Retype, exactly as they stand, the lines from the start of the data to the line that contains "(m1) at (134,103)", both ends included. Leave the pictures out.

====== DATASET CONTENT

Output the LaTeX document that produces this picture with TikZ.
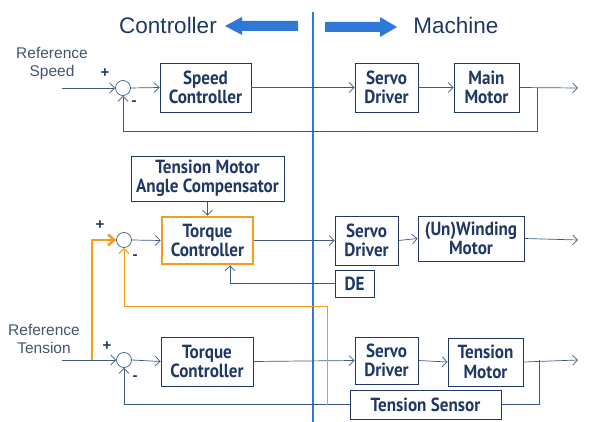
\documentclass[tikz,border=0pt]{standalone}
\usepackage{fontspec}
\setmainfont{Liberation Sans}
\newfontfamily\boxfont[FakeStretch=0.9]{PT Sans}
\usetikzlibrary{arrows.meta}

\definecolor{navy}{HTML}{1F3864}
\definecolor{linec}{HTML}{3E5A82}
\definecolor{labc}{HTML}{44546A}
\definecolor{divc}{HTML}{2F78D8}
\definecolor{orng}{HTML}{F59C1A}

\tikzset{
  blk/.style={draw=navy, line width=0.9pt, fill=white, align=center, inner sep=0pt,
    font=\boxfont\bfseries\fontsize{19}{19.5}\selectfont, text=navy},
  sumc/.style={circle, draw=linec, line width=0.7pt, minimum size=15pt, inner sep=0pt},
  sig/.style={draw=linec, line width=0.7pt, -{Straight Barb[length=5pt,width=10pt]}},
  lbl/.style={align=center, text=labc, font=\fontsize{15.5}{18}\selectfont},
  sgn/.style={text=navy, font=\bfseries\fontsize{15}{15}\selectfont, inner sep=0pt},
}

\begin{document}
\begin{tikzpicture}[x=1pt,y=-1pt]
\useasboundingbox (0,0) rectangle (590,422);

% titles and divider
\node[text=navy, font=\fontsize{22.5}{22.5}\selectfont] (ctl) at (168,25) {Controller};
\node[text=navy, font=\fontsize{22.5}{22.5}\selectfont] (mch) at (456,25) {Machine};
\fill[divc] (225,26) -- (242,17) -- (242,21) -- (298,21) -- (298,31) -- (242,31) -- (242,35) -- cycle;
\fill[divc] (397,27) -- (380,17) -- (380,22) -- (325,22) -- (325,32) -- (380,32) -- (380,37) -- cycle;
\draw[divc, line width=2.6pt] (313,12) -- (313,422);

% speed loop
\node[lbl] (rs) at (52,64) {Reference\\Speed};
\coordinate (in1) at (62,88);
\node[sumc] (s1) at (123,88) {};
\node[blk, minimum width=91pt, minimum height=49pt] (spc) at (205.5,87.5) {Speed\\Controller};
\node[blk, minimum width=63pt, minimum height=49pt] (sd1) at (386.5,87.5) {Servo\\Driver};
\node[blk, minimum width=65pt, minimum height=49pt] (mm) at (486.5,87.5) {Main\\Motor};
\coordinate (out1) at (578,88);
\coordinate (fb1) at (537,88);
\node[sgn] (p1) at (105,73) {+};
\node[sgn] (m1) at (134,103) {-};

\draw[sig] (in1) -- (s1.west);
\draw[sig] (s1.east) -- (spc.west);
\draw[sig] (spc.east) -- (sd1.west);
\draw[sig] (sd1.east) -- (mm.west);
\draw[sig] (mm.east) -- (out1);
\draw[sig] (fb1) -- ++(0,43) -| (s1.south);

% winding loop
\node[blk, minimum width=153pt, minimum height=45pt] (cmp) at (207.5,178.5) {Tension Motor\\Angle Compensator};
\node[sumc] (s2) at (124,240) {};
\node[blk, draw=orng, line width=2.6pt, minimum width=91pt, minimum height=47pt] (tc2) at (207.5,240.5) {Torque\\Controller};
\node[blk, minimum width=63pt, minimum height=49pt] (sd2) at (366.5,240.5) {Servo\\Driver};
\node[blk, minimum width=106pt, minimum height=45pt] (wm) at (471,238.5) {(Un)Winding\\Motor};
\node[blk, minimum width=39pt, minimum height=27pt] (de) at (354.5,283.5) {DE};
\coordinate (out2) at (578,240);
\node[sgn] (p2) at (100,225) {+};
\node[sgn] (m2) at (135,257) {-};

\draw[sig] (cmp.south) -- (tc2.north);
\draw[sig] (s2.east) -- (tc2.west);
\draw[sig] (tc2.east) -- (sd2.west);
\draw[sig] (sd2.east) -- (wm.west);
\draw[sig] (wm.east) -- (out2);
\draw[sig] (de.west) -| ([xshift=22.5pt]tc2.south);

% tension loop
\node[lbl] (rt) at (44,339) {Reference\\Tension};
\coordinate (in3) at (62,360);
\node[sumc] (s3) at (124,360) {};
\node[blk, minimum width=92pt, minimum height=49pt] (tc3) at (207,361.5) {Torque\\Controller};
\node[blk, minimum width=63pt, minimum height=47pt] (sd3) at (386.5,360.5) {Servo\\Driver};
\node[blk, minimum width=75pt, minimum height=48pt] (tm) at (485.5,362) {Tension\\Motor};
\node[blk, minimum width=151pt, minimum height=29pt] (ts) at (425.5,404.5) {Tension Sensor};
\coordinate (out3) at (578,360);
\coordinate (fb3) at (539,360);
\node[sgn] (p3) at (107,346) {+};
\node[sgn] (m3) at (135,378) {-};

\draw[sig] (in3) -- (s3.west);
\draw[sig] (s3.east) -- (tc3.west);
\draw[sig] (tc3.east) -- (sd3.west);
\draw[sig] (sd3.east) -- (tm.west);
\draw[sig] (tm.east) -- (out3);
\draw[linec, line width=0.7pt] (fb3) |- (ts.east);
\draw[sig] (ts.west) -| (s3.south);

% tension reference into the winding loop
\coordinate (ob) at (92,360);
\coordinate (ofb) at (327,405);
\draw[orng, line width=1pt, -{Straight Barb[length=5pt,width=10pt]}] (ofb) -- ++(0,-98) -| (s2.south);
\draw[orng, line width=2.6pt, line join=round, -{Straight Barb[length=6pt,width=11pt]}] (ob) |- (s2.west);

\end{tikzpicture}
\end{document}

============

◆ **CORRECT OUTPUT**:
Output the LaTeX document that produces this picture with TikZ.
\documentclass[tikz,border=0pt]{standalone}
\usepackage{fontspec}
\setmainfont{Liberation Sans}
\newfontfamily\boxfont[FakeStretch=0.9]{PT Sans}
\usetikzlibrary{arrows.meta}

\definecolor{navy}{HTML}{1F3864}
\definecolor{linec}{HTML}{3E5A82}
\definecolor{labc}{HTML}{44546A}
\definecolor{divc}{HTML}{2F78D8}
\definecolor{orng}{HTML}{F59C1A}

\tikzset{
  blk/.style={draw=navy, line width=0.9pt, fill=white, align=center, inner sep=0pt,
    font=\boxfont\bfseries\fontsize{19}{19.5}\selectfont, text=navy},
  sumc/.style={circle, draw=linec, line width=0.7pt, minimum size=15pt, inner sep=0pt},
  sig/.style={draw=linec, line width=0.7pt, -{Straight Barb[length=5pt,width=10pt]}},
  lbl/.style={align=center, text=labc, font=\fontsize{15.5}{18}\selectfont},
  sgn/.style={text=navy, font=\bfseries\fontsize{15}{15}\selectfont, inner sep=0pt},
}

\begin{document}
\begin{tikzpicture}[x=1pt,y=-1pt]
\useasboundingbox (0,0) rectangle (590,422);

% titles and divider
\node[text=navy, font=\fontsize{22.5}{22.5}\selectfont] (ctl) at (168,25) {Controller};
\node[text=navy, font=\fontsize{22.5}{22.5}\selectfont] (mch) at (456,25) {Machine};
\fill[divc] (225,26) -- (242,17) -- (242,21) -- (298,21) -- (298,31) -- (242,31) -- (242,35) -- cycle;
\fill[divc] (397,27) -- (380,17) -- (380,22) -- (325,22) -- (325,32) -- (380,32) -- (380,37) -- cycle;
\draw[divc, line width=2.6pt] (313,12) -- (313,422);

% speed loop
\node[lbl] (rs) at (52,64) {Reference\\Speed};
\coordinate (in1) at (62,88);
\node[sumc] (s1) at (123,88) {};
\node[blk, minimum width=91pt, minimum height=49pt] (spc) at (205.5,87.5) {Speed\\Controller};
\node[blk, minimum width=63pt, minimum height=49pt] (sd1) at (386.5,87.5) {Servo\\Driver};
\node[blk, minimum width=65pt, minimum height=49pt] (mm) at (486.5,87.5) {Main\\Motor};
\coordinate (out1) at (578,88);
\coordinate (fb1) at (537,88);
\node[sgn] (p1) at (105,73) {+};
\node[sgn] (m1) at (134,103) {-};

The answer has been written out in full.